George Washington to Major General William Heath, 12 April 1781
To Major General William Heath
Head Quarters New Windsor April 12th 1781
Dear Sir
I have received your several Letters of the 9th 10th & 11th Instant.1
It will be proper upon the general principle & practice, to Order an enquiry to be made into the conduct of the Commanding Officer of the Guard, which escorted the Prisoners to Easton.2
The discriptive Lists of the Recruits may be lodged with the Commanding Officers of Brigades, or the Dep. Adjt Genl as you shall think best.
By recurring to the Order of the 3d of Septr and reflecting on the irregularities which will be produced by having the Men of the Corps of Sappers and Miners borne on two different Muster Rolls; I think it will be the most eligible to have the Pay Abstracts of the Men in question made up seperately agreeably to the Establishment, and transmitted to the State of Massachusetts for settlement. Altho these Men are not continued in the Regts of Infantry, they are notwithstanding considered as part of the quota, and are to be deducted from the number of Men to be raised by the State.3
I have received a Letter from Govr Clinton of the 8th respecting Capt. Simmons, in which he demonstrates it to have been his intention that Simmons should have acted under Your direction, and that he was liable to be removed whenever you thought it expedient, according to the spirit of the enclosed Order from him to Maj. paulding.4 I am Dear Sir With great regard Your Most Obed. Servt
Go: Washington
LS, in David Humphreys’s writing, MHi: Heath Papers; Df, DLC:GW; Varick transcript, DLC:GW. Heath replied to GW on 13 April.
1. See Heath to GW, 9, 10 (two letters), and 11 April.
2. GW refers to Capt. Isaac Pope (see General Orders, 19 April, and n.3 to that document).

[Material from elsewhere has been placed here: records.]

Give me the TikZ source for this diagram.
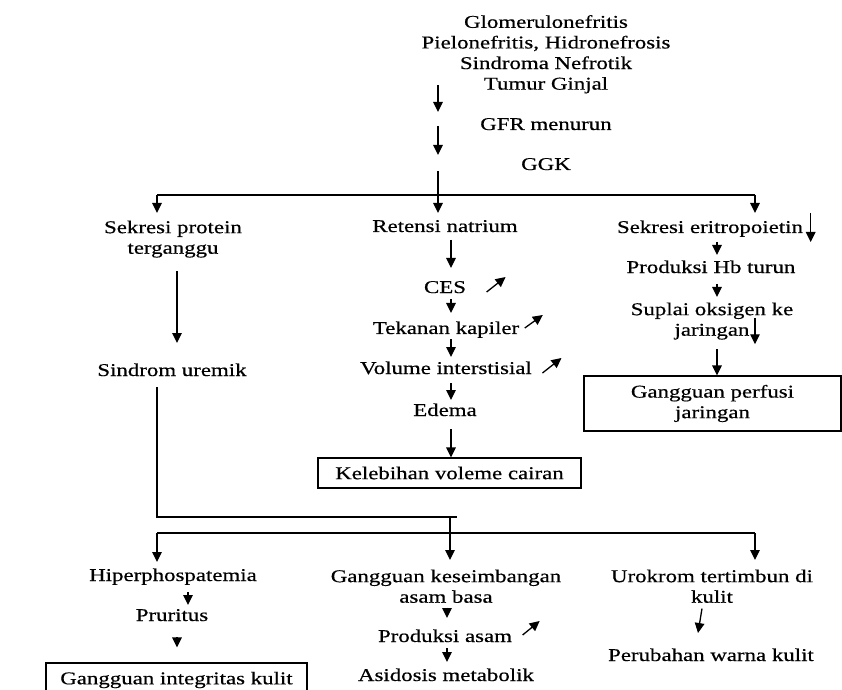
\documentclass[tikz,border=0pt]{standalone}
\usepackage{fontspec}
\setmainfont{Liberation Serif}[FakeStretch=1.27, FakeBold=0.5]
\usetikzlibrary{arrows.meta, calc}

\begin{document}
\begin{tikzpicture}[x=0.5pt, y=-0.5pt, line width=0.65pt,
  font=\fontsize{9}{10.3}\selectfont,
  lbl/.style={inner sep=0pt, anchor=base},
  lbls/.style={inner sep=0pt, anchor=north, align=center},
  box/.style={draw, inner sep=0pt},
  arr/.style={-{Triangle[length=5pt, width=4.8pt]}}]
\useasboundingbox (0,0) rectangle (842,690);

%columns and split points
\coordinate (mcol) at (438,0);
\coordinate (lcol) at (157,0);
\coordinate (rcol) at (755,0);
\coordinate (col2) at (177,0);
\coordinate (ncol) at (451,0);
\coordinate (ecol) at (717,0);
\coordinate (hcol) at (188,0);
\coordinate (kcol) at (447,0);
\coordinate (split1) at (438,195);
\coordinate (join) at (450,517);
\coordinate (split2) at (450,533);

%causes
\node[lbls] (src) at (546,14.5) {Glomerulonefritis\\Pielonefritis, Hidronefrosis\\Sindroma Nefrotik\\Tumur Ginjal};
\node[lbl] (gfr) at (546,130) {GFR menurun};
\node[lbl] (ggk) at (546,170) {GGK};

%first level
\node[lbls] (prot) at (173,220) {Sekresi protein\\terganggu};
\node[lbl] (natr) at (445,232) {Retensi natrium};
\node[lbl] (eri) at (710,233) {Sekresi eritropoietin};
\node[lbl] (uremik) at (172,376) {Sindrom uremik};

%fluid chain
\node[lbl] (ces) at (445,293) {CES};
\node[lbl] (kap) at (446,334) {Tekanan kapiler};
\node[lbl] (vol) at (446,374) {Volume interstisial};
\node[lbl] (edema) at (445,416) {Edema};
\node[box, minimum width=131.5pt, minimum height=15pt] (cair) at (449.5,473) {Kelebihan voleme cairan};

%blood chain
\node[lbl] (hb) at (711,273) {Produksi Hb turun};
\node[lbls] (supl) at (712,302) {Suplai oksigen ke\\jaringan};
\node[box, align=center, minimum width=128.5pt, minimum height=27.5pt] (perf) at (712.5,403.5) {Gangguan perfusi\\jaringan};

%uremic effects
\node[lbl] (hiper) at (173,581) {Hiperphospatemia};
\node[lbl] (prur) at (172,621) {Pruritus};
\node[box, minimum width=130.5pt, minimum height=17pt] (integ) at (176.5,680) {Gangguan integritas kulit};
\node[lbls] (keseimb) at (446,569) {Gangguan keseimbangan\\asam basa};
\node[lbl] (pasam) at (445,642) {Produksi asam};
\node[lbl] (asid) at (446,681) {Asidosis metabolik};
\node[lbls] (uro) at (712,569) {Urokrom tertimbun di\\kulit};
\node[lbl] (warna) at (711,661) {Perubahan warna kulit};

%top chain
\draw[arr] ([yshift=4.5pt]src.south -| mcol) -- ([yshift=9pt]gfr.base -| mcol);
\draw[arr] ([yshift=2pt]gfr.base -| mcol) -- ([yshift=7.5pt]ggk.base -| mcol);
\draw ([yshift=-0.5pt]ggk.base -| mcol) -- (split1);
\draw (split1 -| lcol) -- (split1 -| rcol);
\draw[arr] (split1 -| lcol) -- ([yshift=3.5pt]prot.north -| lcol);
\draw[arr] (split1) -- ([yshift=9.5pt]natr.base -| mcol);
\draw[arr] (split1 -| rcol) -- ([yshift=10pt]eri.base -| rcol);

%left
\draw[arr] ([yshift=-6.5pt]prot.south -| col2) -- ([yshift=16.5pt]uremik.base -| col2);

%middle
\draw[arr] ([yshift=-4pt]natr.base -| ncol) -- ([yshift=12.5pt]ces.base -| ncol);
\draw[arr] ([yshift=-3pt]ces.base -| ncol) -- ([yshift=10.5pt]kap.base -| ncol);
\draw[arr] ([yshift=-2.5pt]kap.base -| ncol) -- ([yshift=8.5pt]vol.base -| ncol);
\draw[arr] ([yshift=-4.5pt]vol.base -| ncol) -- ([yshift=8pt]edema.base -| ncol);
\draw[arr] ([yshift=-6.5pt]edema.base -| ncol) -- (cair.north -| ncol);
\draw[arr] ($(ces.base east)+(20,-1)$) -- ++(19,-15);
\draw[arr] ($(kap.base east)+(5,-6)$) -- ++(18,-13);
\draw[arr] ($(vol.base east)+(10,-1)$) -- ++(19,-15);

%right
\draw[arr] ([yshift=-4.5pt]eri.base -| ecol) -- ([yshift=9pt]hb.base -| ecol);
\draw[arr] ($(eri.base east)+(7,-20)$) -- ++(0,29);
\draw[arr] ([yshift=-5.5pt]hb.base -| ecol) -- ([yshift=2.5pt]supl.north -| ecol);
\draw[arr] ($(supl.south)+(43,-22)$) -- ++(0,26);
\draw[arr] ([yshift=-4.5pt]supl.south -| ecol) -- (perf.north -| ecol);

%bottom
\draw ([yshift=-5.5pt]uremik.base -| lcol) |- ([xshift=3.5pt]join);
\draw[arr] (join) -- ([yshift=4.5pt]keseimb.north -| join);
\draw (split2 -| lcol) -- (split2 -| rcol);
\draw[arr] (split2 -| lcol) -- ([yshift=9.5pt]hiper.base -| lcol);
\draw[arr] (split2 -| rcol) -- ([yshift=4.5pt]uro.north -| rcol);
\draw[arr] ([yshift=-5.5pt]hiper.base -| hcol) -- ([yshift=8pt]prur.base -| hcol);
\draw[arr] ([yshift=-8pt]prur.base -| col2) -- ([yshift=7.5pt]integ.north -| col2);
\draw[arr] ([yshift=-2pt]keseimb.south -| kcol) -- ([yshift=12pt]pasam.base -| kcol);
\draw[arr] ([yshift=-3pt]pasam.base -| kcol) -- ([yshift=9.5pt]asid.base -| kcol);
\draw[arr] ($(pasam.base east)+(10,-7)$) -- ++(17,-14);
\draw[arr] ($(uro.south)+(-10,5)$) -- ($(warna.base)+(-13,-28)$);

\end{tikzpicture}
\end{document}
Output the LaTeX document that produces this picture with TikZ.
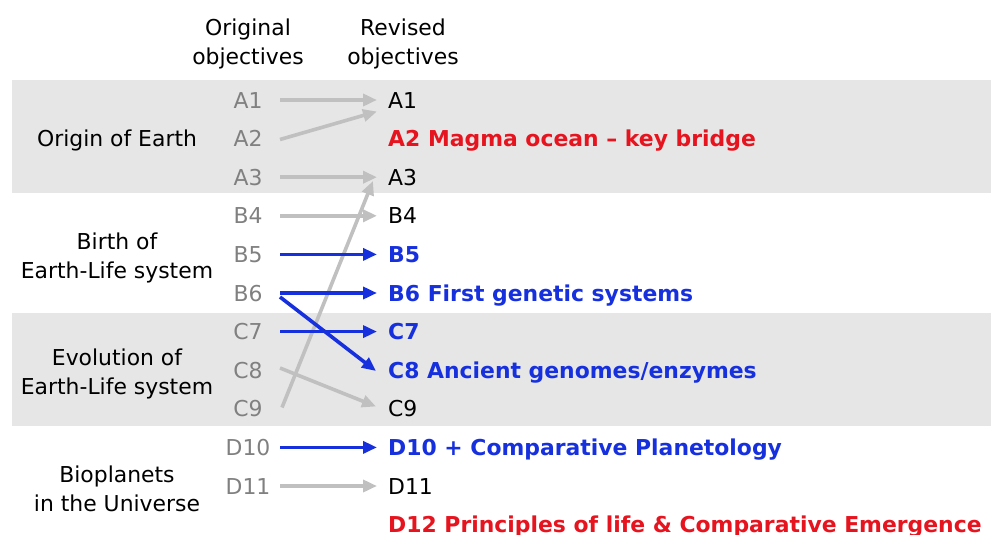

3. For troop quotas and Massachusetts regiments in the Continental army’s new establishment, see General Orders, 1 Nov. 1780, and n.5 to that document; see also the general orders for 3 Sept. 1780 and 22 April 1781.
4. New York governor George Clinton’s order went to Capt. Jonathan Paulding Horton (see GW’s first letter to Clinton, 7 April, and the source note to that document).
5. John Cochran, director of military hospitals, wrote N.J. delegate Abraham Clark, chairman of the medical committee, from New Windsor on 30 April that on 5 April he “was taken with a Pleurisy which has confined me till yesterday and has left me very weak” ( , 112–13).
6. Heath wrote Charles McKnight, chief hospital physician, from West Point on 13 April: “Colonel Scammell who Commands at the New Hampshire Hutts represented to me a few Days Since that the Patients under inoculation for the Small pox, were not well supplied with Hospital Stores, I laid their case before his Excellency the Commander in Chief and requested that the director General might spare a part of the Stores brought from Danbury, on this occasion, His Excellency was pleased to write me the last Evening … I yesterday visited the Hutts, and find that Several articles are much wanted for the Comfort of the Patients in particular Sugar or Millasses or both, Indian meal of which their present Supply is inadequate, and if Possible a Little wine as the Docts. informed me with Some few patients it was indispensibly necessary, I know my Dear Sir your embarrassments, and how much you are Straitned for Stores, but if you have it in your power to afford relief in any or all the before mentioned articles and any other which you think expedient I know your humanity will prompt you with much pleasure to do it, the Brave Lads who will be benifited by it deserve every aid that can be afforded, I shall [take] particular care if possible to have them supplied with Fresh Beef” (MHi: Heath Papers; see also Heath to GW, 25 March).
McKnight replied to Heath from Fishkill, N.Y., on 19 April that he received his letter “last Evening, and had I rec[e]ived it sooner, it would have been equally impossible for me to have complied with the Requisition contained therein … The Idea that has been formed of the Quantity of Stores rec[e]ived from Danbury has far exceeded the Reality, and it is with sincere Concern that I now inform you of the greater Part of them being already consumed.” McKnight added that he only could send a small amount of “Indian Meal” (MHi: Heath Papers; see also General Orders, 19 April).
Heath wrote in his memoirs for 12 April that he “visited the patients who were under inoculation with the small-pox, when 500 were turned out and drawn up; all of them were then under the operation, and in a fine way” (
, 295). He then wrote in his memoirs for 26 April: “Many of the soldiers, who had gone through the small-pox, joined their regiments the next day: of 500 who had been inoculated, four only had then died” ( , 296).